Third, there's a lot of padding — repeated shots, and slow motion, as though the producers were simply trying to stretch the material and invest it with a certain gravitas. Jeter's minor league days and his heyday both get short shrift, which is a disappointment; the former, which could have placed a spotlight on the early struggles (a .202 batting average in the Gulf Coast League as an 18-year-old, the 56 errors at Greensboro as a 19-year-old) that he overcame, would have bookended well with this year's struggles. The doc does address the latter, at least when it comes to tinkering with his swing, but it skirts the winter's contract drama.
On the other hand, this is still far more access than Jeter has granted before, and occasionally he offers insights that he might otherwise protect. We get a good feel for the mundanity of his rehab from the calf injury, salted with salty characters from the Yankees' Tampa complex, and a glimpse of the way Jeter routinely surrounds himself with family and friends because he seems to genuinely and generously want to share his success with them. We even hear Jeter let slip a four-letter word, which is worth a giggle. And of course we've got one fantastic day's performance preserved for future savoring. We also get a rundown of Jeter's greatest highlights, including the Jeremy Giambi flip play, the dive into the stands against the Red Sox, the Mr. November homer — moments that conjured up a "where were you" discussion with my viewing companion. And we get to hear more Bernie Williams than anyone's heard in awhile; who doesn't miss that gentle soul?
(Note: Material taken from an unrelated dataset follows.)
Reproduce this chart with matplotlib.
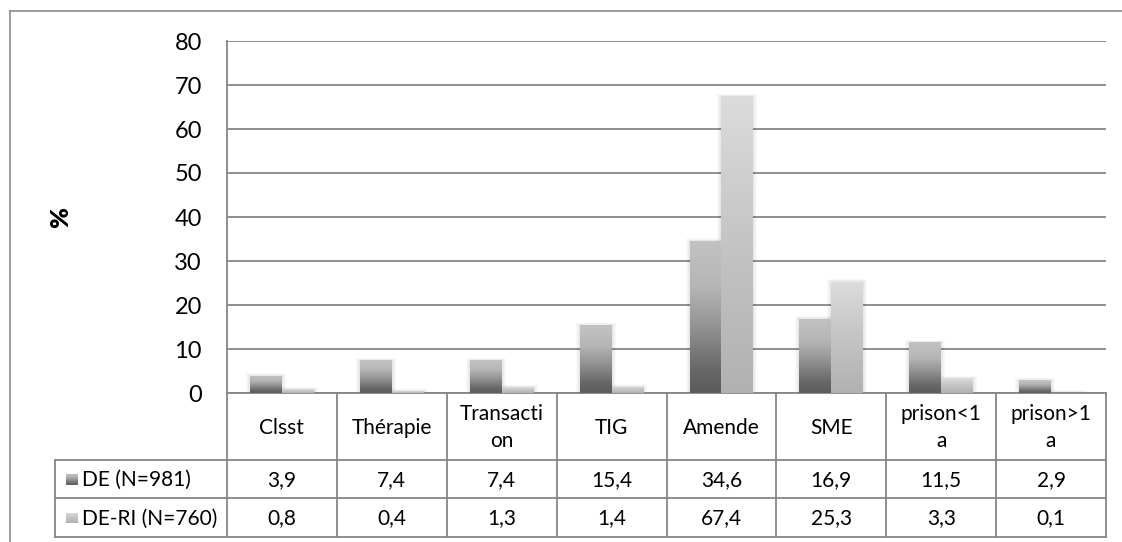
import numpy as np
import matplotlib
matplotlib.use("Agg")
import matplotlib.pyplot as plt
from matplotlib.colors import LinearSegmentedColormap
from matplotlib.lines import Line2D
from matplotlib.patches import Rectangle

plt.rcParams['font.family'] = ['Lato', 'DejaVu Sans']

# ---- data ----
categories = ["Clsst", "Thérapie", "Transacti\non", "TIG", "Amende", "SME", "prison<1\na", "prison>1\na"]
series_names = ["DE (N=981)", "DE-RI (N=760)"]
de_values = [3.9, 7.4, 7.4, 15.4, 34.6, 16.9, 11.5, 2.9]
deri_values = [0.8, 0.4, 1.3, 1.4, 67.4, 25.3, 3.3, 0.1]
y_ticks = [0, 10, 20, 30, 40, 50, 60, 70, 80]
y_label = "%"

W, H = 1122, 542
fig = plt.figure(figsize=(W / 100, H / 100), dpi=100)

def fx(px):
    return px / W

def fy(py):
    return 1 - py / H

LINE = "#868686"

ax_left, ax_right, ax_top, ax_bottom = 227, 1106, 41, 393
ax = fig.add_axes([fx(ax_left), fy(ax_bottom), (ax_right - ax_left) / W, (ax_bottom - ax_top) / H])

n = len(categories)
x = np.arange(n)
bw = 0.29

cmap_de = LinearSegmentedColormap.from_list(
    "de", [(0.0, "#5c5c5c"), (0.15, "#676767"), (0.45, "#959595"), (0.7, "#b6b6b6"), (1.0, "#c2c2c2")])
cmap_ri = LinearSegmentedColormap.from_list(
    "ri", [(0.0, "#b1b1b1"), (0.5, "#c4c4c4"), (1.0, "#dcdcdc")])

bars_de = ax.bar(x - bw / 2, de_values, width=bw, color="none", edgecolor="none", zorder=3)
bars_ri = ax.bar(x + bw / 2, deri_values, width=bw, color="none", edgecolor="none", zorder=3)

grad = np.linspace(0, 1, 256).reshape(-1, 1)
px_x = 8 / (ax_right - ax_left)
px_y = 80 / (ax_bottom - ax_top)
for bars, cmap in ((bars_de, cmap_de), (bars_ri, cmap_ri)):
    for p in bars:
        bx, by, w, h = p.get_x(), p.get_y(), p.get_width(), p.get_height()
        # soft shadow
        for i in range(1, 5):
            ax.add_patch(Rectangle((bx - i * px_x, by), w + 2 * i * px_x, h + i * px_y * 0.6,
                                   facecolor="black", alpha=0.025, edgecolor="none", zorder=2.5))
        im = ax.imshow(grad, extent=[bx, bx + w, by, by + h], origin="lower", aspect="auto",
                       cmap=cmap, vmin=0, vmax=1, zorder=3, interpolation="bilinear")
        im.set_clip_path(p)

ax.set_xlim(-0.5, n - 0.5)
ax.set_ylim(0, 80)
ax.set_yticks(y_ticks)
ax.set_xticks([])
ax.yaxis.grid(True, color=LINE, linewidth=1.3)
ax.set_axisbelow(True)
for s in ("top", "right"):
    ax.spines[s].set_visible(False)
ax.spines["left"].set_visible(False)
ax.spines["bottom"].set_color(LINE)
ax.spines["bottom"].set_linewidth(1.3)
ax.tick_params(axis="y", length=0, pad=18, labelsize=17)
for t in ax.get_yticklabels():
    t.set_color("black")

fig.text(fx(61), fy(217), y_label, rotation=90, ha="center", va="center",
         fontsize=18, fontweight="heavy")

# ---- data table ----
col_w = (ax_right - ax_left) / n
row_hdr_bot, row1_bot, row2_bot = 460, 498, 537
lab_left = 55
TFS = 15

def hline(y, x0, x1):
    fig.add_artist(Line2D([fx(x0), fx(x1)], [fy(y), fy(y)], color=LINE, lw=1.3))

def vline(xp, y0, y1):
    fig.add_artist(Line2D([fx(xp), fx(xp)], [fy(y0), fy(y1)], color=LINE, lw=1.3))

hline(row_hdr_bot, lab_left, ax_right)
hline(row1_bot, lab_left, ax_right)
hline(row2_bot, lab_left, ax_right)
vline(lab_left, row_hdr_bot, row2_bot)
vline(ax_left, ax_top, row2_bot)
for k in range(1, n + 1):
    vline(ax_left + k * col_w, ax_bottom, row2_bot)

for i, c in enumerate(categories):
    fig.text(fx(ax_left + (i + 0.5) * col_w), fy((ax_bottom + row_hdr_bot) / 2 + 1), c,
             ha="center", va="center", fontsize=TFS, linespacing=1.45)

row_centers = [(row_hdr_bot + row1_bot) / 2, (row1_bot + row2_bot) / 2]
for r, (name, vals, cmap) in enumerate(zip(series_names, [de_values, deri_values], [cmap_de, cmap_ri])):
    yc = row_centers[r]
    kax = fig.add_axes([fx(66), fy(yc + 6), 12 / W, 11 / H])
    kax.imshow(grad, origin="lower", aspect="auto", cmap=cmap, vmin=0, vmax=1)
    kax.axis("off")
    fig.text(fx(82), fy(yc + 1), name, ha="left", va="center", fontsize=TFS)
    for i, v in enumerate(vals):
        fig.text(fx(ax_left + (i + 0.5) * col_w), fy(yc + 1), f"{v:.1f}".replace(".", ","),
                 ha="center", va="center", fontsize=TFS)

# outer chart border
fig.add_artist(Line2D([fx(10), fx(10)], [fy(11), fy(542)], color="#8c8c8c", lw=1.2))
fig.add_artist(Line2D([fx(10), fx(1122)], [fy(11), fy(11)], color="#8c8c8c", lw=1.2))

fig.savefig("out.png", dpi=100)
In all, the doc does provide a not-entirely-unwelcome occasion to reflect on the totality of Jeter's accomplishments at a time when we've been prone to pecking his recent shortcomings half to death. In some ways, it maintains the carefully burnished public persona he's cultivated during his 16 full seasons in the Bronx, but it does add a bit of flesh to that persona, and that's not a bad thing. I can't see where it's required viewing for anybody but Yankees fans or those who otherwise have a soft spot for him, but if you're in that camp, there are far worse ways to pass an hour.